**EXERCISE AIM**. In the records below, find each line with the word "diagram" and copy it.

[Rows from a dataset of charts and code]
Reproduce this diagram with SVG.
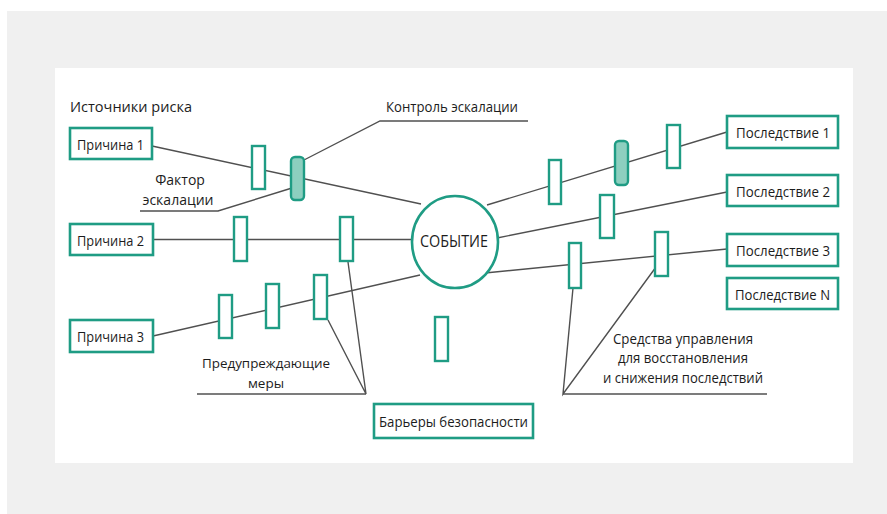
<svg xmlns="http://www.w3.org/2000/svg" width="887" height="514" viewBox="0 0 887 514">
<defs>
<style>
.bg{fill:#f0f0f0}
.panel{fill:#ffffff}
.box{fill:#ffffff;stroke:#1f9c84;stroke-width:2.6}
.bar{fill:#ffffff;stroke:#1f9c84;stroke-width:2.4}
.esc{fill:#8dcfbf;stroke:#1f9c84;stroke-width:2.4}
.ln{fill:none;stroke:#505050;stroke-width:1.4}
.t{font-family:"Open Sans","Liberation Sans",sans-serif;font-size:14px;fill:#1c1c1c}
.c{text-anchor:middle}
</style>
</defs>
<rect x="0" y="0" width="887" height="514" fill="#ffffff"/>
<rect class="bg" x="7" y="11" width="880" height="503"/>
<rect class="panel" x="55" y="68" width="798" height="395"/>

<g id="connectors">
<polyline class="ln" points="152,146 421,204"/>
<polyline class="ln" points="304,160 380,121 528,121"/>
<polyline class="ln" points="140,211 218,211 292,188"/>
<polyline class="ln" points="153,239.5 413,239.5"/>
<polyline class="ln" points="153,336 420,275"/>
<polyline class="ln" points="487,205 727,132"/>
<polyline class="ln" points="497,238 727,192"/>
<polyline class="ln" points="485,273 727,249"/>
<polyline class="ln" points="197,394 366,394"/>
<polyline class="ln" points="348,262 366,394 328,320"/>
<polyline class="ln" points="573,288 563,394 656,267"/>
<polyline class="ln" points="563,394 767,394"/>
</g>

<g id="barriers">
<rect class="bar" x="252" y="146" width="13" height="43"/>
<rect class="esc" x="291" y="157" width="13" height="43" rx="4"/>
<rect class="bar" x="234" y="217" width="13" height="44"/>
<rect class="bar" x="340" y="217" width="13" height="44"/>
<rect class="bar" x="219" y="295" width="13" height="43"/>
<rect class="bar" x="266" y="284" width="13" height="44"/>
<rect class="bar" x="314" y="275" width="13" height="44"/>
<rect class="bar" x="549" y="160" width="12" height="44"/>
<rect class="esc" x="615" y="141" width="13" height="44" rx="4"/>
<rect class="bar" x="667" y="125" width="13" height="43"/>
<rect class="bar" x="600" y="195" width="14" height="43"/>
<rect class="bar" x="569" y="243" width="12" height="45"/>
<rect class="bar" x="655" y="232" width="13" height="44"/>
<rect class="bar" x="435" y="317" width="13" height="44"/>
</g>

<g id="event">
<ellipse cx="455" cy="242" rx="43" ry="46" fill="#ffffff" stroke="#1f9c84" stroke-width="2.6"/>
<text class="t c" x="454" y="247" textLength="68" lengthAdjust="spacingAndGlyphs" style="font-size:17px">СОБЫТИЕ</text>
</g>

<g id="cause1">
<rect class="box" x="70" y="128" width="82" height="31"/>
<text class="t" x="77" y="149.5" textLength="67" lengthAdjust="spacingAndGlyphs">Причина 1</text>
</g>
<g id="cause2">
<rect class="box" x="70" y="224" width="83" height="31"/>
<text class="t" x="77" y="245.5" textLength="67" lengthAdjust="spacingAndGlyphs">Причина 2</text>
</g>
<g id="cause3">
<rect class="box" x="70" y="320" width="83" height="32"/>
<text class="t" x="77" y="341.5" textLength="67" lengthAdjust="spacingAndGlyphs">Причина 3</text>
</g>

<g id="cons1">
<rect class="box" x="727" y="116" width="111" height="32"/>
<text class="t" x="736" y="138" textLength="94" lengthAdjust="spacingAndGlyphs">Последствие 1</text>
</g>
<g id="cons2">
<rect class="box" x="727" y="175" width="111" height="31"/>
<text class="t" x="736" y="197" textLength="94" lengthAdjust="spacingAndGlyphs">Последствие 2</text>
</g>
<g id="cons3">
<rect class="box" x="727" y="234" width="111" height="32"/>
<text class="t" x="736" y="256" textLength="94" lengthAdjust="spacingAndGlyphs">Последствие 3</text>
</g>
<g id="consN">
<rect class="box" x="727" y="278" width="111" height="31"/>
<text class="t" x="735" y="300" textLength="95" lengthAdjust="spacingAndGlyphs">Последствие N</text>
</g>

<g id="barriers-label">
<rect class="box" x="374" y="404" width="159" height="34"/>
<text class="t" x="379" y="427" textLength="149" lengthAdjust="spacingAndGlyphs">Барьеры безопасности</text>
</g>

<g id="labels">
<text class="t" x="70" y="112" textLength="122" lengthAdjust="spacingAndGlyphs">Источники риска</text>
<text class="t" x="386" y="111.5" textLength="132" lengthAdjust="spacingAndGlyphs">Контроль эскалации</text>
<text class="t c" x="180" y="185">Фактор</text>
<text class="t c" x="178" y="204.5">эскалации</text>
<text class="t" x="202" y="368" textLength="128" lengthAdjust="spacingAndGlyphs" style="font-size:13.5px">Предупреждающие</text>
<text class="t c" x="266" y="387.5" style="font-size:13.5px">меры</text>
<text class="t" x="613" y="343.5" textLength="140" lengthAdjust="spacingAndGlyphs">Средства управления</text>
<text class="t" x="618" y="363" textLength="130" lengthAdjust="spacingAndGlyphs">для восстановления</text>
<text class="t" x="603" y="382.5" textLength="160" lengthAdjust="spacingAndGlyphs">и снижения последствий</text>
</g>
</svg>
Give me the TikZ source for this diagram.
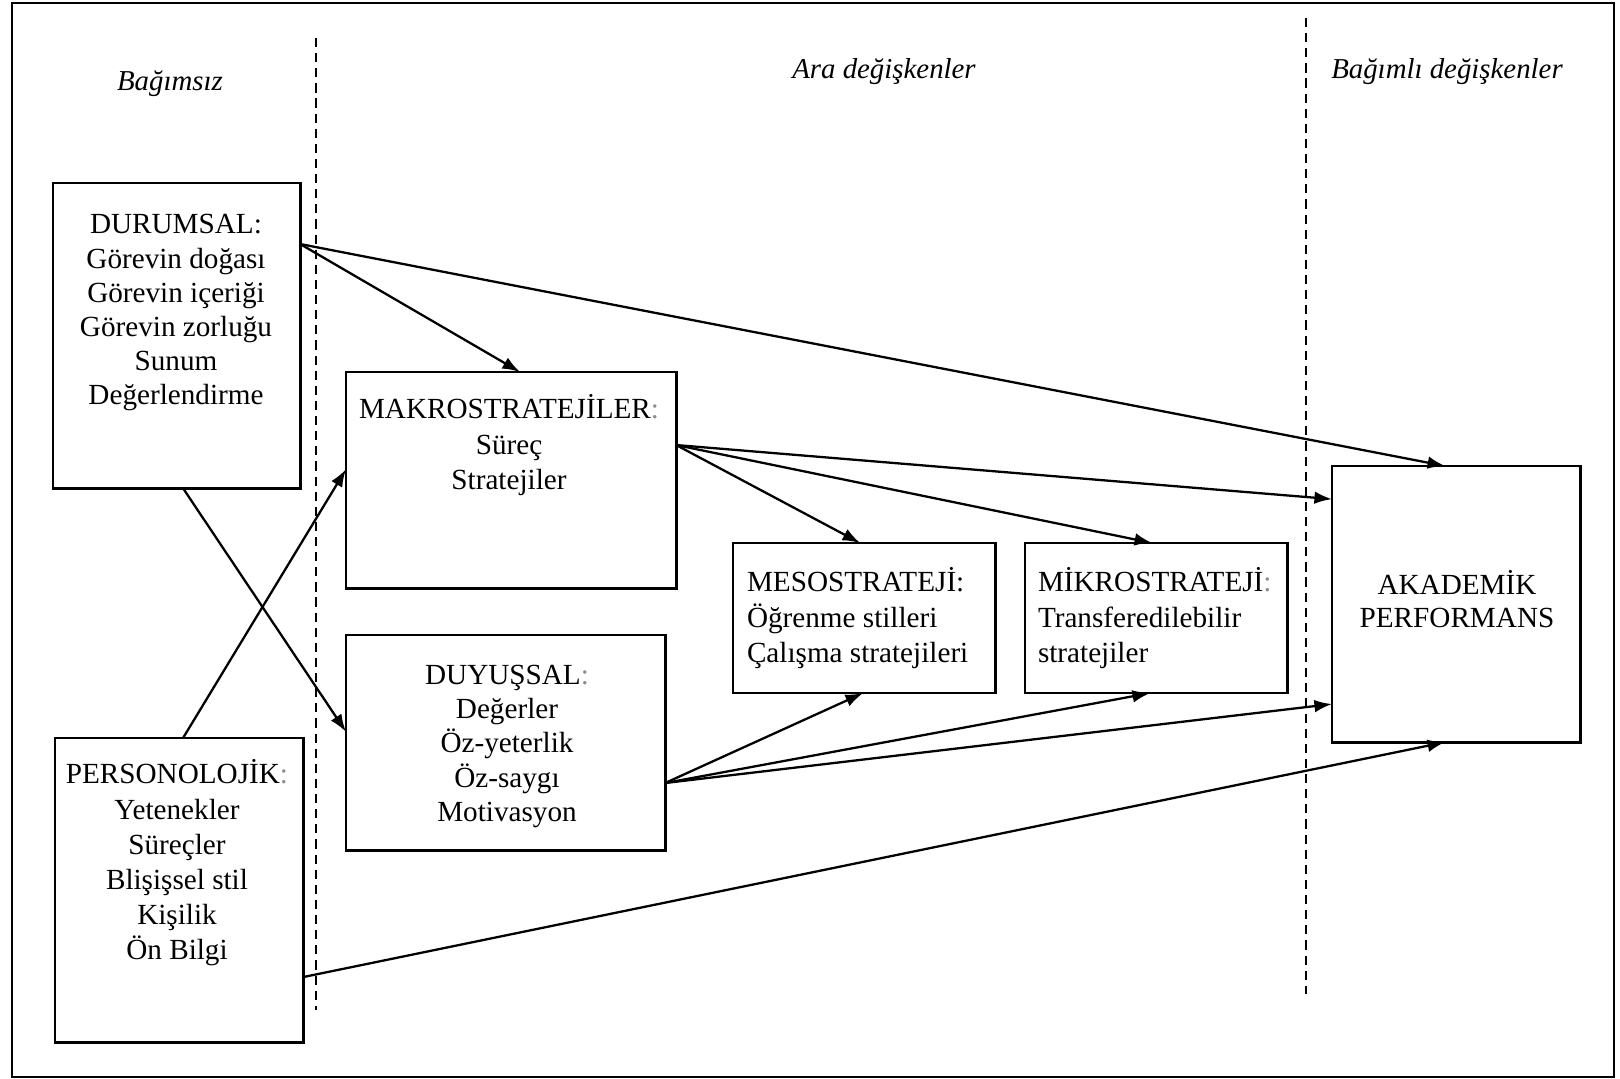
\documentclass[tikz,border=0pt]{standalone}
\usepackage{fontspec}
\setmainfont{Liberation Serif}
\usetikzlibrary{calc,arrows.meta}
\begin{document}
\begin{tikzpicture}[x=0.01cm,y=-0.01cm,
  box/.style={draw,line width=0.8pt,inner sep=0pt,outer sep=0pt,anchor=north west},
  txt/.style={inner sep=0pt,outer sep=0pt,anchor=base,font=\fontsize{8.3}{10}\selectfont},
  txtl/.style={txt,anchor=base west},
  head/.style={inner sep=0pt,outer sep=0pt,anchor=base,font=\fontsize{8.2}{10}\selectfont\itshape},
  link/.style={line width=0.65pt,-{Latex[length=5pt,width=3.6pt]}},
  divider/.style={line width=0.45pt,dash pattern=on 2.6pt off 1.7pt}]
\newcommand{\fc}{\textcolor{black!45}{:}}
\useasboundingbox (0,0) rectangle (1620,1079);
\draw[line width=0.8pt] (12,3) rectangle (1614,1077);

% column dividers
\coordinate (d1top) at (316,38);
\coordinate (d1bot) at (316,1010);
\coordinate (d2top) at (1306,18);
\coordinate (d2bot) at (1306,994);
\draw[divider] (d1top) -- (d1bot);
\draw[divider] (d2top) -- (d2bot);

% column headings
\node[head] (hind) at (170,91) {Bağımsız};
\node[head] (hmid) at (884,79) {Ara değişkenler};
\node[head] (hdep) at (1447,79) {Bağımlı değişkenler};

% boxes
\node[box,minimum width=2.47cm,minimum height=3.05cm] (dur) at (53,183) {};
\node[box,minimum width=3.30cm,minimum height=2.16cm] (makro) at (346,372) {};
\node[box,minimum width=3.19cm,minimum height=2.15cm] (duy) at (346,635) {};
\node[box,minimum width=2.48cm,minimum height=3.04cm] (pers) at (55,738) {};
\node[box,minimum width=2.62cm,minimum height=1.50cm] (meso) at (733,543) {};
\node[box,minimum width=2.62cm,minimum height=1.50cm] (mikro) at (1025,543) {};
\node[box,minimum width=2.48cm,minimum height=2.76cm] (akad) at (1332,466) {};

% box texts
\node[txt,font=\fontsize{8.3}{9.7}\selectfont] (durtxt) at (176,234)
  {\begin{tabular}[t]{@{}c@{}}DURUMSAL:\\Görevin doğası\\Görevin içeriği\\Görevin zorluğu\\Sunum\\Değerlendirme\end{tabular}};
\node[txt] (makrotxt) at (509,419)
  {\begin{tabular}[t]{@{}c@{}}MAKROSTRATEJİLER\fc\\Süreç\\Stratejiler\end{tabular}};
\node[txt,font=\fontsize{8.3}{9.8}\selectfont] (duytxt) at (507,684)
  {\begin{tabular}[t]{@{}c@{}}DUYUŞSAL\fc\\Değerler\\Öz-yeterlik\\Öz-saygı\\Motivasyon\end{tabular}};
\node[txt] (perstxt) at (177,784)
  {\begin{tabular}[t]{@{}c@{}}PERSONOLOJİK\fc\\Yetenekler\\Süreçler\\Blişişsel stil\\Kişilik\\Ön Bilgi\end{tabular}};
\node[txtl] (mesotxt) at (747,592)
  {\begin{tabular}[t]{@{}l@{}}MESOSTRATEJİ:\\Öğrenme stilleri\\Çalışma stratejileri\end{tabular}};
\node[txtl] (mikrotxt) at (1038,592)
  {\begin{tabular}[t]{@{}l@{}}MİKROSTRATEJİ\fc\\Transferedilebilir\\stratejiler\end{tabular}};
\node[txt,font=\fontsize{8.3}{9.6}\selectfont] (akadtxt) at (1457,594)
  {\begin{tabular}[t]{@{}c@{}}AKADEMİK\\PERFORMANS\end{tabular}};

% connectors
\draw[link] ($(dur.north east)!0.2!(dur.south east)$) -- ($(makro.north west)!0.527!(makro.north east)$);
\draw[link] ($(dur.north east)!0.2!(dur.south east)$) -- ($(akad.north west)!0.456!(akad.north east)$);
\draw[link] ($(dur.south west)!0.526!(dur.south east)$) -- ($(duy.north west)!0.45!(duy.south west)$);
\draw[link] ($(pers.north west)!0.516!(pers.north east)$) -- ($(makro.north west)!0.45!(makro.south west)$);
\draw[link] ($(makro.north east)!0.338!(makro.south east)$) -- ($(meso.north west)!0.485!(meso.north east)$);
\draw[link] ($(makro.north east)!0.338!(makro.south east)$) -- ($(mikro.north west)!0.485!(mikro.north east)$);
\draw[link] ($(makro.north east)!0.338!(makro.south east)$) -- ($(akad.north west)!0.12!(akad.south west)$);
\draw[link] ($(duy.north east)!0.688!(duy.south east)$) -- ($(meso.south west)!0.496!(meso.south east)$);
\draw[link] ($(duy.north east)!0.688!(duy.south east)$) -- ($(mikro.south west)!0.477!(mikro.south east)$);
\draw[link] ($(duy.north east)!0.688!(duy.south east)$) -- ($(akad.north west)!0.862!(akad.south west)$);
\draw[link] ($(pers.north east)!0.786!(pers.south east)$) -- ($(akad.south west)!0.456!(akad.south east)$);
\end{tikzpicture}
\end{document}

**THE RESPONSE**.
Reproduce this diagram with SVG.
Give me the TikZ source for this diagram.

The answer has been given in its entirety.